▶ **WHAT IS REQUIRED**
Restate the data word for word and leave the images out.

▶ **DATA SHOWN**
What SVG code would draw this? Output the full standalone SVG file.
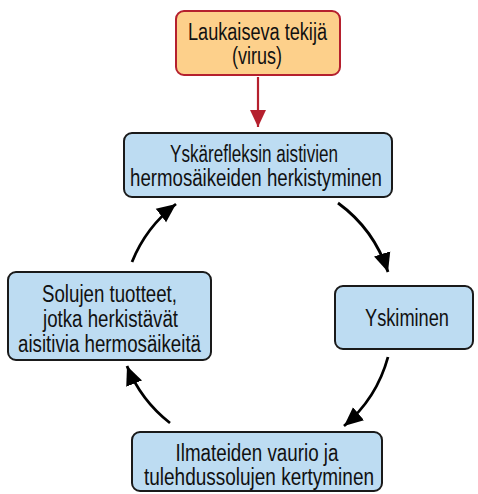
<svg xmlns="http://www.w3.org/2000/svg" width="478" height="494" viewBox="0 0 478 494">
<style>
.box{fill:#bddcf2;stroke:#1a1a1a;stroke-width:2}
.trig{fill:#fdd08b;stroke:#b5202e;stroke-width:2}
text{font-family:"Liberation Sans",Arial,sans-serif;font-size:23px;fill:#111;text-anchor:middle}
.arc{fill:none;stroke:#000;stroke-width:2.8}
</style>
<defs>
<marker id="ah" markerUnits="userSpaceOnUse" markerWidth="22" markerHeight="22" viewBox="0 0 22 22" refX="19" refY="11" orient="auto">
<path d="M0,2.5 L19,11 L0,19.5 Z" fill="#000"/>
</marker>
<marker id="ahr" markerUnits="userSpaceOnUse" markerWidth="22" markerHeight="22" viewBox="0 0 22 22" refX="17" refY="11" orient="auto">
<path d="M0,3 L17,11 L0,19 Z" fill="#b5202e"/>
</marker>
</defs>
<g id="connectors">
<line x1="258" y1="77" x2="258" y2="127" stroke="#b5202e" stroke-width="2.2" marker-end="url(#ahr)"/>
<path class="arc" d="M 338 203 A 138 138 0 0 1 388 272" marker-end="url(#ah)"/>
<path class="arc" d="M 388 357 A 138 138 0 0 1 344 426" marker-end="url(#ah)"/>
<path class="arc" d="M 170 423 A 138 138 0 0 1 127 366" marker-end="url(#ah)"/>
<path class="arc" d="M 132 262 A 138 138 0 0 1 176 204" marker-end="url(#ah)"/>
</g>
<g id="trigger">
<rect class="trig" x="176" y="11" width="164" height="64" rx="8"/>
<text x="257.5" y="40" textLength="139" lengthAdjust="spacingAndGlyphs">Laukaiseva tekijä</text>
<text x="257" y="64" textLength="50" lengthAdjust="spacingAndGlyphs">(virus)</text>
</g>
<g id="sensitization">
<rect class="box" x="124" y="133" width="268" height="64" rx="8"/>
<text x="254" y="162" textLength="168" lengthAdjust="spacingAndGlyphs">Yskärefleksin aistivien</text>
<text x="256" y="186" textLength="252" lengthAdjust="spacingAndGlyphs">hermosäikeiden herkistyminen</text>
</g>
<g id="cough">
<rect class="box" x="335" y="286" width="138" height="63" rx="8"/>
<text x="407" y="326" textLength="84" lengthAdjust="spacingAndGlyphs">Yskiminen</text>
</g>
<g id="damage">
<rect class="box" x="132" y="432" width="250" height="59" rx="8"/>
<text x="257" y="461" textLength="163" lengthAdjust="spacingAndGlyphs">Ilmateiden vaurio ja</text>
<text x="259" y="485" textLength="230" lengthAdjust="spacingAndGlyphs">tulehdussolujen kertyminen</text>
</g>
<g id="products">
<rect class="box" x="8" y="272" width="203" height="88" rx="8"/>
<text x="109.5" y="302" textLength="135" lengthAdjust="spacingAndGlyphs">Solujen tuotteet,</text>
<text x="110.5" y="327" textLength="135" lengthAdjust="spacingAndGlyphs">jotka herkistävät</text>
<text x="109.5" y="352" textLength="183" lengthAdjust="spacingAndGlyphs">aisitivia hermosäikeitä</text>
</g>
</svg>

▶ **SOLUTION**
What SVG code would draw this? Output the full standalone SVG file.
<svg xmlns="http://www.w3.org/2000/svg" width="478" height="494" viewBox="0 0 478 494">
<style>
.box{fill:#bddcf2;stroke:#1a1a1a;stroke-width:2}
.trig{fill:#fdd08b;stroke:#b5202e;stroke-width:2}
text{font-family:"Liberation Sans",Arial,sans-serif;font-size:23px;fill:#111;text-anchor:middle}
.arc{fill:none;stroke:#000;stroke-width:2.8}
</style>
<defs>
<marker id="ah" markerUnits="userSpaceOnUse" markerWidth="22" markerHeight="22" viewBox="0 0 22 22" refX="19" refY="11" orient="auto">
<path d="M0,2.5 L19,11 L0,19.5 Z" fill="#000"/>
</marker>
<marker id="ahr" markerUnits="userSpaceOnUse" markerWidth="22" markerHeight="22" viewBox="0 0 22 22" refX="17" refY="11" orient="auto">
<path d="M0,3 L17,11 L0,19 Z" fill="#b5202e"/>
</marker>
</defs>
<g id="connectors">
<line x1="258" y1="77" x2="258" y2="127" stroke="#b5202e" stroke-width="2.2" marker-end="url(#ahr)"/>
<path class="arc" d="M 338 203 A 138 138 0 0 1 388 272" marker-end="url(#ah)"/>
<path class="arc" d="M 388 357 A 138 138 0 0 1 344 426" marker-end="url(#ah)"/>
<path class="arc" d="M 170 423 A 138 138 0 0 1 127 366" marker-end="url(#ah)"/>
<path class="arc" d="M 132 262 A 138 138 0 0 1 176 204" marker-end="url(#ah)"/>
</g>
<g id="trigger">
<rect class="trig" x="176" y="11" width="164" height="64" rx="8"/>
<text x="257.5" y="40" textLength="139" lengthAdjust="spacingAndGlyphs">Laukaiseva tekijä</text>
<text x="257" y="64" textLength="50" lengthAdjust="spacingAndGlyphs">(virus)</text>
</g>
<g id="sensitization">
<rect class="box" x="124" y="133" width="268" height="64" rx="8"/>
<text x="254" y="162" textLength="168" lengthAdjust="spacingAndGlyphs">Yskärefleksin aistivien</text>
<text x="256" y="186" textLength="252" lengthAdjust="spacingAndGlyphs">hermosäikeiden herkistyminen</text>
</g>
<g id="cough">
<rect class="box" x="335" y="286" width="138" height="63" rx="8"/>
<text x="407" y="326" textLength="84" lengthAdjust="spacingAndGlyphs">Yskiminen</text>
</g>
<g id="damage">
<rect class="box" x="132" y="432" width="250" height="59" rx="8"/>
<text x="257" y="461" textLength="163" lengthAdjust="spacingAndGlyphs">Ilmateiden vaurio ja</text>
<text x="259" y="485" textLength="230" lengthAdjust="spacingAndGlyphs">tulehdussolujen kertyminen</text>
</g>
<g id="products">
<rect class="box" x="8" y="272" width="203" height="88" rx="8"/>
<text x="109.5" y="302" textLength="135" lengthAdjust="spacingAndGlyphs">Solujen tuotteet,</text>
<text x="110.5" y="327" textLength="135" lengthAdjust="spacingAndGlyphs">jotka herkistävät</text>
<text x="109.5" y="352" textLength="183" lengthAdjust="spacingAndGlyphs">aisitivia hermosäikeitä</text>
</g>
</svg>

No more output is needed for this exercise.